━━ GIVEN RECORDS

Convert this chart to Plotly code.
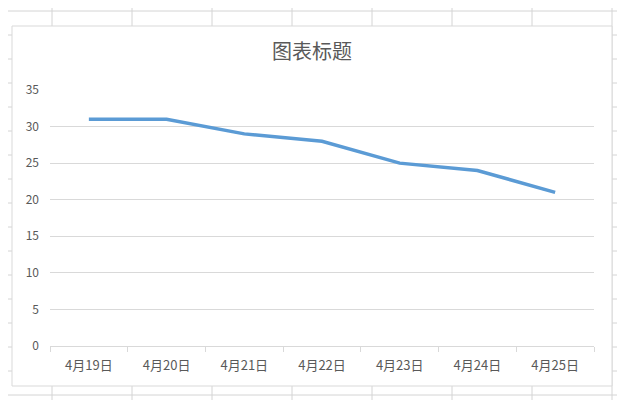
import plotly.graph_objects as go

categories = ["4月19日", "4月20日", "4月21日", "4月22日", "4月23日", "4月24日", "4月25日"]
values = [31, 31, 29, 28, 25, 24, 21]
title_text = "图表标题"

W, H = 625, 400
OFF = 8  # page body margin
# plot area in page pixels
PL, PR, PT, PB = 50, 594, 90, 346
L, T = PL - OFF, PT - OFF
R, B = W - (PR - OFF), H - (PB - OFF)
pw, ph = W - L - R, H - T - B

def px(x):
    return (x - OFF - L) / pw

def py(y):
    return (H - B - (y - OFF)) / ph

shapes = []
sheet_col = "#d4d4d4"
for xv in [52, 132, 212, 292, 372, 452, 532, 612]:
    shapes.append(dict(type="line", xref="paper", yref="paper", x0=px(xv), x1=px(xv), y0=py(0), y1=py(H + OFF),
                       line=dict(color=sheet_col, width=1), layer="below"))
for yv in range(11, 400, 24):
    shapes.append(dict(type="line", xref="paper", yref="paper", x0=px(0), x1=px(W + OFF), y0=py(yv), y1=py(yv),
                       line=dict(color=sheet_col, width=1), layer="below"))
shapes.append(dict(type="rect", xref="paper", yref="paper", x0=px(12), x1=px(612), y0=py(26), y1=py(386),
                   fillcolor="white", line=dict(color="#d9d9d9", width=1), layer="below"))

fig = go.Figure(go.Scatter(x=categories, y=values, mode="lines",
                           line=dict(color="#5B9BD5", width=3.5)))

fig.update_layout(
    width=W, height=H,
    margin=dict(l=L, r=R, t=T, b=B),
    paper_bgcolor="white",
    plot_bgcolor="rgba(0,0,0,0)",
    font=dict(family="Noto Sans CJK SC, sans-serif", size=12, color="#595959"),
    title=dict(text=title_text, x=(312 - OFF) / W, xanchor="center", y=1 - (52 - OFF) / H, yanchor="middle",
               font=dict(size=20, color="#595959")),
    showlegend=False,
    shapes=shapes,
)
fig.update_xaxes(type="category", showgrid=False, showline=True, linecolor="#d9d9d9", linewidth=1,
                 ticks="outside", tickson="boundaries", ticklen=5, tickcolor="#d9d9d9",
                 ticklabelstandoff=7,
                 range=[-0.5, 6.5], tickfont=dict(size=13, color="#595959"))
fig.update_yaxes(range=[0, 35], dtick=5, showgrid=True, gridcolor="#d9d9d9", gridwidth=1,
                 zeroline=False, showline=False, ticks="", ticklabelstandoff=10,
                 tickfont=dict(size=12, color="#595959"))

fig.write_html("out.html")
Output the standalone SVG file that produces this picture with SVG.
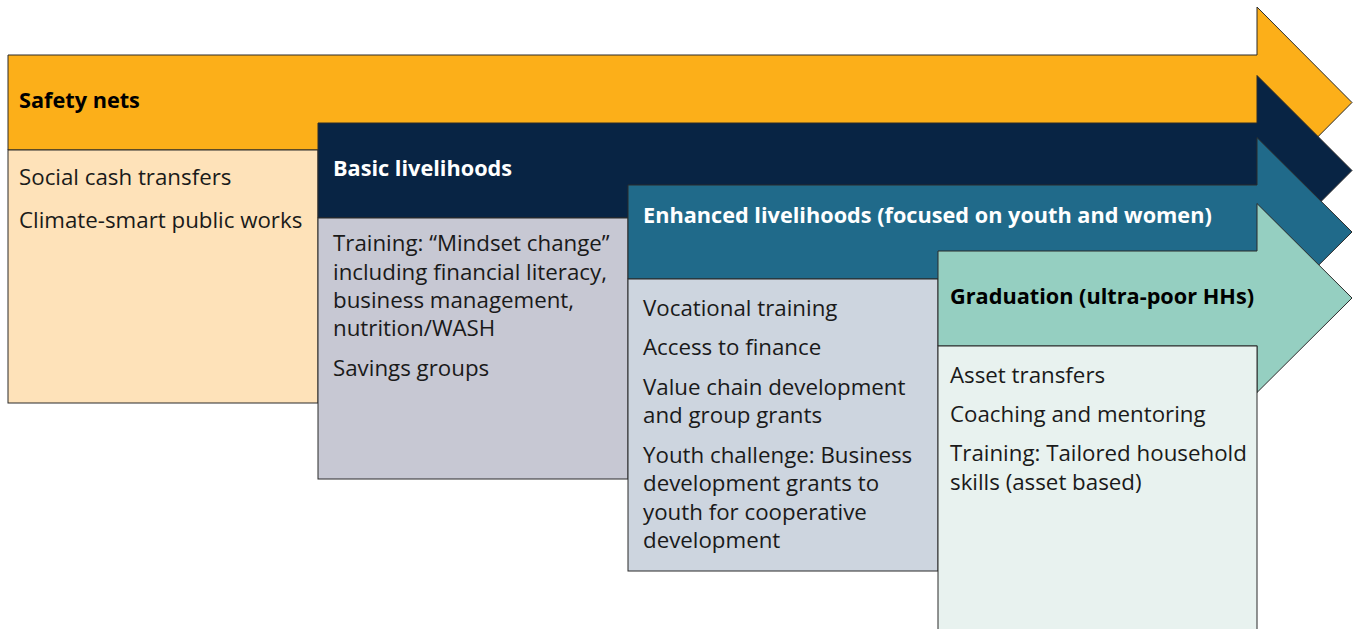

━━━━

● GIVEN PROBLEM:
Copy out each line word for word, please, skipping the images.

● ANSWER TO THIS EXERCISE:
Convert this chart to Plotly code.
import plotly.graph_objects as go

categories = ["4月19日", "4月20日", "4月21日", "4月22日", "4月23日", "4月24日", "4月25日"]
values = [31, 31, 29, 28, 25, 24, 21]
title_text = "图表标题"

W, H = 625, 400
OFF = 8  # page body margin
# plot area in page pixels
PL, PR, PT, PB = 50, 594, 90, 346
L, T = PL - OFF, PT - OFF
R, B = W - (PR - OFF), H - (PB - OFF)
pw, ph = W - L - R, H - T - B

def px(x):
    return (x - OFF - L) / pw

def py(y):
    return (H - B - (y - OFF)) / ph

shapes = []
sheet_col = "#d4d4d4"
for xv in [52, 132, 212, 292, 372, 452, 532, 612]:
    shapes.append(dict(type="line", xref="paper", yref="paper", x0=px(xv), x1=px(xv), y0=py(0), y1=py(H + OFF),
                       line=dict(color=sheet_col, width=1), layer="below"))
for yv in range(11, 400, 24):
    shapes.append(dict(type="line", xref="paper", yref="paper", x0=px(0), x1=px(W + OFF), y0=py(yv), y1=py(yv),
                       line=dict(color=sheet_col, width=1), layer="below"))
shapes.append(dict(type="rect", xref="paper", yref="paper", x0=px(12), x1=px(612), y0=py(26), y1=py(386),
                   fillcolor="white", line=dict(color="#d9d9d9", width=1), layer="below"))

fig = go.Figure(go.Scatter(x=categories, y=values, mode="lines",
                           line=dict(color="#5B9BD5", width=3.5)))

fig.update_layout(
    width=W, height=H,
    margin=dict(l=L, r=R, t=T, b=B),
    paper_bgcolor="white",
    plot_bgcolor="rgba(0,0,0,0)",
    font=dict(family="Noto Sans CJK SC, sans-serif", size=12, color="#595959"),
    title=dict(text=title_text, x=(312 - OFF) / W, xanchor="center", y=1 - (52 - OFF) / H, yanchor="middle",
               font=dict(size=20, color="#595959")),
    showlegend=False,
    shapes=shapes,
)
fig.update_xaxes(type="category", showgrid=False, showline=True, linecolor="#d9d9d9", linewidth=1,
                 ticks="outside", tickson="boundaries", ticklen=5, tickcolor="#d9d9d9",
                 ticklabelstandoff=7,
                 range=[-0.5, 6.5], tickfont=dict(size=13, color="#595959"))
fig.update_yaxes(range=[0, 35], dtick=5, showgrid=True, gridcolor="#d9d9d9", gridwidth=1,
                 zeroline=False, showline=False, ticks="", ticklabelstandoff=10,
                 tickfont=dict(size=12, color="#595959"))

fig.write_html("out.html")
Output the standalone SVG file that produces this picture with SVG.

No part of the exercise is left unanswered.